The only normal (a word I use extremely loosely) man seemingly left alive is Charlton Heston’s Robert Neville, who hides from The Family by night and goes looting for horrendously bad tracksuits by day. He’s also obsessed with the movie ‘Woodstock’, though obviously not to the point of embracing any of that ‘peace’ nonsense, given how much time he spends shooting anything that moves. His faith in humanity is restored when, after two years of having only himself to inflict his rubbish one-liners on, he comes across a commune of fellow daytime-types, including the wooden Rosalind Cash and a bloke who insists on dressing like Biggles (Paul Koslo).

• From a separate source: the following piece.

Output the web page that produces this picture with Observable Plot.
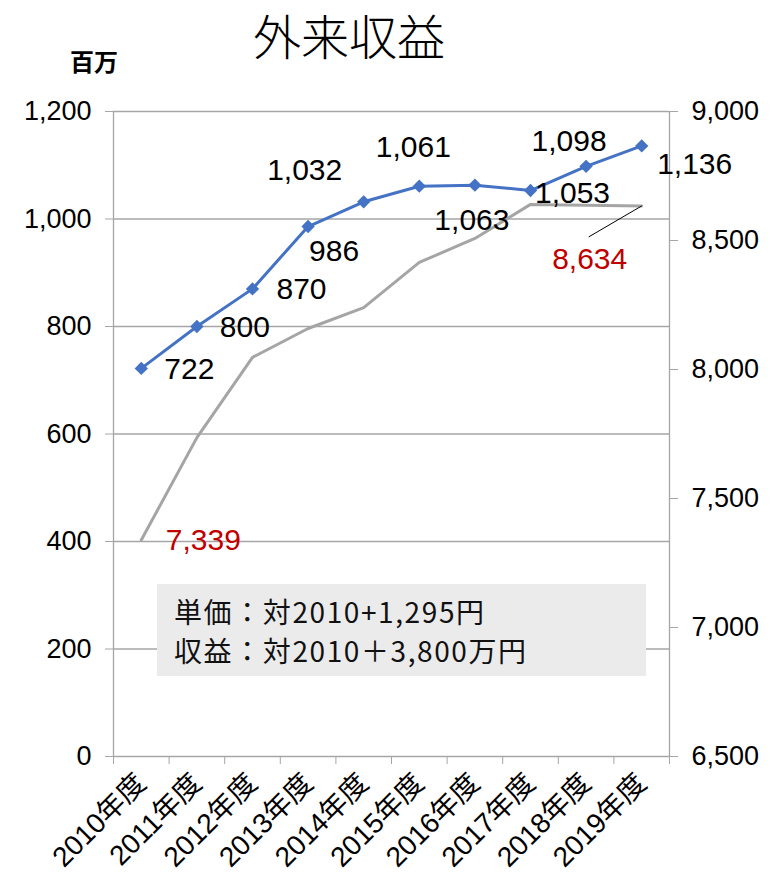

Heston’s trademark over-acting and Ron Grainer’s ridiculously inappropriate score blight any chance this film has of containing the slightest shred of tension. It’s also got some not-so-subtle racist undertones which don’t even merit going into.

As a young ‘un, I used to think ‘The Omega Man’ was actually pretty decent. Then again, I also liked fish-fingers and ‘Teenage Mutant Ninja Turtles’, so shows what I knew. A more recent viewing of this 1971 end-of-the-world baloney showed it up for what it actually is – absolutely bloody awful. Watch Danny Boyle’s similarly-themed but infinitely superior ’28 Days Later’ instead.

It's Got: One of the few movie heroes to get away with being called ‘Neville’.

It Needs: Heston to stop laughing heartily even when NOTHING REMOTELY FUNNY HAS HAPPENED. Just watch him – he does it in practically every film he’s in. The ‘crazy b*****d’.

DVD Extras An up-to-date featurette entitled ‘The Last Man Alive’. DVD Extras Rating: 3/10

Summary

Perhaps a serious production at the time, but nowadays only worth watching if you’re in need of a good laugh. This one’s hilariously bad.